> Raw records:
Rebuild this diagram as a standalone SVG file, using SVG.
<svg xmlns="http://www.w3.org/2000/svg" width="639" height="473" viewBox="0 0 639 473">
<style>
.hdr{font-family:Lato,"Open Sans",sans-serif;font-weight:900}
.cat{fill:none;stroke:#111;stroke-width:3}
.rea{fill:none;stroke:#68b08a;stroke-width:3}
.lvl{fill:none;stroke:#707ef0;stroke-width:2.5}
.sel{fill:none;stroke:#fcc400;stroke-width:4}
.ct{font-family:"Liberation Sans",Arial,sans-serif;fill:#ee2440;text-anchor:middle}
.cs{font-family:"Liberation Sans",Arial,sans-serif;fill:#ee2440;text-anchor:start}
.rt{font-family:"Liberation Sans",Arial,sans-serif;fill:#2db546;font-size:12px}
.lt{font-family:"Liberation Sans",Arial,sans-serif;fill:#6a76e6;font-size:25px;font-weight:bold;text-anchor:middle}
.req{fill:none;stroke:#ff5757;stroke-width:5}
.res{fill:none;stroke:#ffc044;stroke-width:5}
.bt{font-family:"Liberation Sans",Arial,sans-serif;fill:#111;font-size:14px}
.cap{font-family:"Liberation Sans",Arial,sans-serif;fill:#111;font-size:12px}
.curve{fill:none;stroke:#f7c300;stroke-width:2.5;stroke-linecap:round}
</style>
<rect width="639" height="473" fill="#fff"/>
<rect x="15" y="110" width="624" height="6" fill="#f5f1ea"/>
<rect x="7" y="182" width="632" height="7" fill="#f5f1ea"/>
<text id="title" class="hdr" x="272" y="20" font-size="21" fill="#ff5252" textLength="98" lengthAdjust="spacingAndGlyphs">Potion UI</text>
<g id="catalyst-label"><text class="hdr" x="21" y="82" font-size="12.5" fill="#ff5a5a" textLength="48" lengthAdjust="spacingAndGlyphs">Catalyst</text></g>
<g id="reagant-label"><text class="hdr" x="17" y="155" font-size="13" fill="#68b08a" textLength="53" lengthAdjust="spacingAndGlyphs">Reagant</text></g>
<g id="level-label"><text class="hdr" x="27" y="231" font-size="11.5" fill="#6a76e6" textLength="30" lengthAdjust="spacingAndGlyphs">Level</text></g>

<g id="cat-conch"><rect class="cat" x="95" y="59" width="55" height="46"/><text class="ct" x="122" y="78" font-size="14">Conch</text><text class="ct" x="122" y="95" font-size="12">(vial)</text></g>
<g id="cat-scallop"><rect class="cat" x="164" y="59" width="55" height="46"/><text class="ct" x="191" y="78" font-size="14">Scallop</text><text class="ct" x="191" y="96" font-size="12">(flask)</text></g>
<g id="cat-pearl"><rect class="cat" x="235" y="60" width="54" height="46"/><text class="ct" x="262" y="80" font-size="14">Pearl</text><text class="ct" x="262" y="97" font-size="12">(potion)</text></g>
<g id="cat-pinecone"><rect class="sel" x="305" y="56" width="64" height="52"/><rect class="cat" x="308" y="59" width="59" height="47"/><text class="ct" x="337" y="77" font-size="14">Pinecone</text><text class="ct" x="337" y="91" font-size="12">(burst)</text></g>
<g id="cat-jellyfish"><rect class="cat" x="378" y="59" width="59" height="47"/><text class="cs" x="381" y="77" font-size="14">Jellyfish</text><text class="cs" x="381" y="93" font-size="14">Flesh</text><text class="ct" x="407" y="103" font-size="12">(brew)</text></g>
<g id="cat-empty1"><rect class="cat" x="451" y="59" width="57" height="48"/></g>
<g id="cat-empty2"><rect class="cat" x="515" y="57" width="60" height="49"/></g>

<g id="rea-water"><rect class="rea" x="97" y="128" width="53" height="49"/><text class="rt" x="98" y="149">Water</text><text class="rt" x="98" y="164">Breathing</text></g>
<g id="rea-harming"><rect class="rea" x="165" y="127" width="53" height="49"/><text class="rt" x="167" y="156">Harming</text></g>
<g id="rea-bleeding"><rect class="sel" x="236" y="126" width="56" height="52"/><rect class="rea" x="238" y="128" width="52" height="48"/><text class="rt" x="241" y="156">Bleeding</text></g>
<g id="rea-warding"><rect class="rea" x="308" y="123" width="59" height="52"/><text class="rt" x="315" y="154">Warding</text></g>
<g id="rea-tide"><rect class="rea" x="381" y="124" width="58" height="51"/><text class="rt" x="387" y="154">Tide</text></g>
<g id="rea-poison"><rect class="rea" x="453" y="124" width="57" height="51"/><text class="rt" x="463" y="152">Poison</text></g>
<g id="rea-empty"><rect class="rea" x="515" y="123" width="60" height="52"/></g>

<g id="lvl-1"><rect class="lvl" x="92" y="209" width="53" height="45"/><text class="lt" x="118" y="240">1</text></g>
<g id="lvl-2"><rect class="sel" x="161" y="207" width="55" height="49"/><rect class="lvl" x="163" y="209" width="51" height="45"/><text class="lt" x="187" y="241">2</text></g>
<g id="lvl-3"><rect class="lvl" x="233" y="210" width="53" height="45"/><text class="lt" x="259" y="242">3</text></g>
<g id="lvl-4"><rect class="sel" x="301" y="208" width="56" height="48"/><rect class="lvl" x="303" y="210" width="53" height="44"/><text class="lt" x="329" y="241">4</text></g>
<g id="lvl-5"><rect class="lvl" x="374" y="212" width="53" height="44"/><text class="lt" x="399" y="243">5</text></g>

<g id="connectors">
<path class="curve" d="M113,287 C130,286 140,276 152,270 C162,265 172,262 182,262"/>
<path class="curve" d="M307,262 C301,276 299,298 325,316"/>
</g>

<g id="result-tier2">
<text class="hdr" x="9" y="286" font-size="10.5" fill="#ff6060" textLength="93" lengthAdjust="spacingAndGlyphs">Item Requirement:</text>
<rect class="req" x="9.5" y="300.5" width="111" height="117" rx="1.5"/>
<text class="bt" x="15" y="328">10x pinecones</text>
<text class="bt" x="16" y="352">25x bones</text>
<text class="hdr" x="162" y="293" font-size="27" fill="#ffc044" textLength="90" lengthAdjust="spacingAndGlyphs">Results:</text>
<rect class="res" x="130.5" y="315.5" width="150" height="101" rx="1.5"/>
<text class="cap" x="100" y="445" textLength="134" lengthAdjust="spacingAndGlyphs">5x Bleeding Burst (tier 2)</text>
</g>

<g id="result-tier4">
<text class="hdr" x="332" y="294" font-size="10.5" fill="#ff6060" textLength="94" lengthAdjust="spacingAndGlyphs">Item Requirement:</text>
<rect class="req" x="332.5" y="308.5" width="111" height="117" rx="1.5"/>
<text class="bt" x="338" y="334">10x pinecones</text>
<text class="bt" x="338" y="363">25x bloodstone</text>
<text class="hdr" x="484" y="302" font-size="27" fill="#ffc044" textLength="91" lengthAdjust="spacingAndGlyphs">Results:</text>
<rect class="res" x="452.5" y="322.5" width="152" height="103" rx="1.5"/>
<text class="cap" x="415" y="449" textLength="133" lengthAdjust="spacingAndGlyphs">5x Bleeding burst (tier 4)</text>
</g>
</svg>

==

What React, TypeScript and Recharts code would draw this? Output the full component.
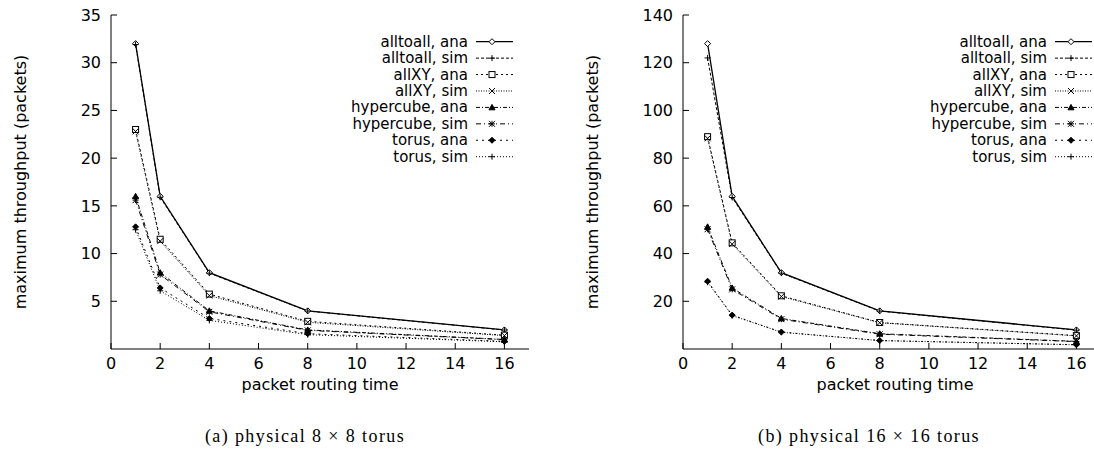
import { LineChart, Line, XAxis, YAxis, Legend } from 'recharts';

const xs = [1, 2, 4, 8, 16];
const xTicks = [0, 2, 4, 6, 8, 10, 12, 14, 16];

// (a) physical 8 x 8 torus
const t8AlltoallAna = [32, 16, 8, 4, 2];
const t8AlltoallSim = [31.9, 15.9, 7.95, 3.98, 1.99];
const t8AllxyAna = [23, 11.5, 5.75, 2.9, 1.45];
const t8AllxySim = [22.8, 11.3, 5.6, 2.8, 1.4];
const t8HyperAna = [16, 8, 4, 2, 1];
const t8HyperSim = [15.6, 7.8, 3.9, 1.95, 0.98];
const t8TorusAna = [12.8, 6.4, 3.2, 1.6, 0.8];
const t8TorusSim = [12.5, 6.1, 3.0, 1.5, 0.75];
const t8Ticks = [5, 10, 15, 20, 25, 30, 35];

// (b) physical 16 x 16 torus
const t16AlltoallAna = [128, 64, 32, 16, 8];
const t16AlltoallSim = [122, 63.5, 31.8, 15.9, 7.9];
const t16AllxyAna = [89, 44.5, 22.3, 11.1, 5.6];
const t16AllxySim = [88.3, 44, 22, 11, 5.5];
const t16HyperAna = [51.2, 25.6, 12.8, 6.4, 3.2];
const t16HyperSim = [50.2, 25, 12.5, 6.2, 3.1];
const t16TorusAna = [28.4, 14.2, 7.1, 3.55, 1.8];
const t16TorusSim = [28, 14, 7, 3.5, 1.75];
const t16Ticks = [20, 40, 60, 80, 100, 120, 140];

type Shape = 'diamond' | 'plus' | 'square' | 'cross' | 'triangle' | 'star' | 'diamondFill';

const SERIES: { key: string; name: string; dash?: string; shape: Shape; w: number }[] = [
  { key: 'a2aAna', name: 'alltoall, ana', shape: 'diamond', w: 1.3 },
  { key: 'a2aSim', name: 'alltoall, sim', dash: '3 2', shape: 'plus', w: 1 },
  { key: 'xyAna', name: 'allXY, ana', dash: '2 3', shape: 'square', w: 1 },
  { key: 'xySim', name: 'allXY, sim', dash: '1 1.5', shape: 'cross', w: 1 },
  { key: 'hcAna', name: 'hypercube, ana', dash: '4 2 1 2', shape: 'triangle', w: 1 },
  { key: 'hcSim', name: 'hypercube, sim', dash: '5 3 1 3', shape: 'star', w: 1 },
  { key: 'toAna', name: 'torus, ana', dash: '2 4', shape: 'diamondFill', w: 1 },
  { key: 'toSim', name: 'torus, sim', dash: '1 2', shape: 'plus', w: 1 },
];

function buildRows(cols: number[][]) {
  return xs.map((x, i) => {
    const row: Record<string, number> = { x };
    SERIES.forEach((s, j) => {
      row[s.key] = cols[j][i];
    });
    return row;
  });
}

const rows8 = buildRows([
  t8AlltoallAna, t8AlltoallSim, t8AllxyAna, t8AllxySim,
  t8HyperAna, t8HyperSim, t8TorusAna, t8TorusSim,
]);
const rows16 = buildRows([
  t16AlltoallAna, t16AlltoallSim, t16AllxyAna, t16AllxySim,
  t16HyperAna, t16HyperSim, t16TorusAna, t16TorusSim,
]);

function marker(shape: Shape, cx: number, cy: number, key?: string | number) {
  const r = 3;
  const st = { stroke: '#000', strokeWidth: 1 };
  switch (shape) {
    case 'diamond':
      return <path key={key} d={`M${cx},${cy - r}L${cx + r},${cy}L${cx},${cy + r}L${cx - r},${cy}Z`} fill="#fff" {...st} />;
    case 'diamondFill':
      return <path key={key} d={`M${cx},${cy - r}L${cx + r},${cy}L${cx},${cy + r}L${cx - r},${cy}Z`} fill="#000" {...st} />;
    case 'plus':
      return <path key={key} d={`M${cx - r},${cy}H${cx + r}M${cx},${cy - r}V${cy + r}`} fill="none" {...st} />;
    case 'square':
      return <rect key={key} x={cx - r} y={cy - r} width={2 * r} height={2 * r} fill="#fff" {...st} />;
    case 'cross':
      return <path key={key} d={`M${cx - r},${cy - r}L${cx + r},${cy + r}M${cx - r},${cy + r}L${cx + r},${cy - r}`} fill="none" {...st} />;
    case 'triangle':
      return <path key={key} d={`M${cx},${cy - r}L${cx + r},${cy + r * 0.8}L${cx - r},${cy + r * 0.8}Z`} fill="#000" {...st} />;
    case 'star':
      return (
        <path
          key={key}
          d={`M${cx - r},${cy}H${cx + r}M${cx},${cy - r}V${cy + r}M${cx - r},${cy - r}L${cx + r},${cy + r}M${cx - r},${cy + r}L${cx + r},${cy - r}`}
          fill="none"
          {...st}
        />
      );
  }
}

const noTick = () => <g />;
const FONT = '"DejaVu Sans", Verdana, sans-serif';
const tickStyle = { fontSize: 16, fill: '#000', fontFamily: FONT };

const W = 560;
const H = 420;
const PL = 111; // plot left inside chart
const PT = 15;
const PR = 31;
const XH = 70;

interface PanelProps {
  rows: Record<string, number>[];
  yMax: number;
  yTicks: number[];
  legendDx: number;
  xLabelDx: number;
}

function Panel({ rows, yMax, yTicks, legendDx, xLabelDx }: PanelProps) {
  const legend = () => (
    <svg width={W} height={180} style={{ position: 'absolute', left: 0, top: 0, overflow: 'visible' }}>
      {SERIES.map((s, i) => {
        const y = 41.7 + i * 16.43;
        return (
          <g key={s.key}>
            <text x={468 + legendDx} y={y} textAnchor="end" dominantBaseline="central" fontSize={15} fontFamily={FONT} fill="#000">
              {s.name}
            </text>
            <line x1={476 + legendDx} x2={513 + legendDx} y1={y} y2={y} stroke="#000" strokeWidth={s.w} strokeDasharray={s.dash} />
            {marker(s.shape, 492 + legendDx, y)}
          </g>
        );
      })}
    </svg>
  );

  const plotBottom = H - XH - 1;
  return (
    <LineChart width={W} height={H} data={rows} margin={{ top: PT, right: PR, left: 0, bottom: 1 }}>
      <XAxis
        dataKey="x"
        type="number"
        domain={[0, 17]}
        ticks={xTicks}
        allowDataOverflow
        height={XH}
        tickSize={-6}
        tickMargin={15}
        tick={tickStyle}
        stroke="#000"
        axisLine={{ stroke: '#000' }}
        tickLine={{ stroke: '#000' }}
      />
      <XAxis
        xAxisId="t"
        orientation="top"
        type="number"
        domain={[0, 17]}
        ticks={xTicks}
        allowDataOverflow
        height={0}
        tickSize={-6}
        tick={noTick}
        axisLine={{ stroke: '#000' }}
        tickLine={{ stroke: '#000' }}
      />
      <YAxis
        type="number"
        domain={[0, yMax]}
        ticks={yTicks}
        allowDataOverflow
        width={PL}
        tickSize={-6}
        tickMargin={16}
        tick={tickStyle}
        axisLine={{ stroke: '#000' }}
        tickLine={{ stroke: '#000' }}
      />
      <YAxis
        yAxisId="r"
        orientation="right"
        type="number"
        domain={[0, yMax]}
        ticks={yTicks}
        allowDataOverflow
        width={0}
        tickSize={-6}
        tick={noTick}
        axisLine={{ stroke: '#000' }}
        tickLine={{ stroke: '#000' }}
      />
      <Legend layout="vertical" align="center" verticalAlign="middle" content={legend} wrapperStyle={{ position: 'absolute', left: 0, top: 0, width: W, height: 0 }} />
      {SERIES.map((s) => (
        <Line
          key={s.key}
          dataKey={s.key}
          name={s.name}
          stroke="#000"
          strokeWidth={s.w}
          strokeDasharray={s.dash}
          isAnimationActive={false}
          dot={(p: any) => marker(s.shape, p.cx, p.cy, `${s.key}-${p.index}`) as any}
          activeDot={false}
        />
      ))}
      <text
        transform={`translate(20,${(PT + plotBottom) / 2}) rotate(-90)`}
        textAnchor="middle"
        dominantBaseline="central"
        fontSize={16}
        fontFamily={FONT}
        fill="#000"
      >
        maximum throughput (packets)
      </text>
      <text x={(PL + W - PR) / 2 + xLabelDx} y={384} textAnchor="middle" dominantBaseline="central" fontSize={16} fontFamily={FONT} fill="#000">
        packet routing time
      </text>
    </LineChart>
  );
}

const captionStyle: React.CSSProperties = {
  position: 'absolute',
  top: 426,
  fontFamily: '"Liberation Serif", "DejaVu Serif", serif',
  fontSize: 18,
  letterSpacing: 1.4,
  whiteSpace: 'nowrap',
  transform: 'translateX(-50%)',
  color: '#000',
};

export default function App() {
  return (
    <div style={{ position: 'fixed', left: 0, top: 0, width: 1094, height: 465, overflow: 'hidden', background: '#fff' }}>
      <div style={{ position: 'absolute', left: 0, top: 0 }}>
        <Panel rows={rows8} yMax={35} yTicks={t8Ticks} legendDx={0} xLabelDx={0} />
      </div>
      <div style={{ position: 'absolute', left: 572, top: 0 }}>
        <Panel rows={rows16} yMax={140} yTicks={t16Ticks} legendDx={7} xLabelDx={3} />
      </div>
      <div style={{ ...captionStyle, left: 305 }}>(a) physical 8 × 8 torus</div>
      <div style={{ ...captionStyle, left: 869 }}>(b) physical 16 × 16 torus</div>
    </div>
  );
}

> What is being asked:
Begin at the line containing "What React, TypeScript", end at the line containing "type Shape = 'diamond'", and copy those lines word for word, both included. Skip pictures.

> Result of the exercise:
What React, TypeScript and Recharts code would draw this? Output the full component.
import { LineChart, Line, XAxis, YAxis, Legend } from 'recharts';

const xs = [1, 2, 4, 8, 16];
const xTicks = [0, 2, 4, 6, 8, 10, 12, 14, 16];

// (a) physical 8 x 8 torus
const t8AlltoallAna = [32, 16, 8, 4, 2];
const t8AlltoallSim = [31.9, 15.9, 7.95, 3.98, 1.99];
const t8AllxyAna = [23, 11.5, 5.75, 2.9, 1.45];
const t8AllxySim = [22.8, 11.3, 5.6, 2.8, 1.4];
const t8HyperAna = [16, 8, 4, 2, 1];
const t8HyperSim = [15.6, 7.8, 3.9, 1.95, 0.98];
const t8TorusAna = [12.8, 6.4, 3.2, 1.6, 0.8];
const t8TorusSim = [12.5, 6.1, 3.0, 1.5, 0.75];
const t8Ticks = [5, 10, 15, 20, 25, 30, 35];

// (b) physical 16 x 16 torus
const t16AlltoallAna = [128, 64, 32, 16, 8];
const t16AlltoallSim = [122, 63.5, 31.8, 15.9, 7.9];
const t16AllxyAna = [89, 44.5, 22.3, 11.1, 5.6];
const t16AllxySim = [88.3, 44, 22, 11, 5.5];
const t16HyperAna = [51.2, 25.6, 12.8, 6.4, 3.2];
const t16HyperSim = [50.2, 25, 12.5, 6.2, 3.1];
const t16TorusAna = [28.4, 14.2, 7.1, 3.55, 1.8];
const t16TorusSim = [28, 14, 7, 3.5, 1.75];
const t16Ticks = [20, 40, 60, 80, 100, 120, 140];

type Shape = 'diamond' | 'plus' | 'square' | 'cross' | 'triangle' | 'star' | 'diamondFill';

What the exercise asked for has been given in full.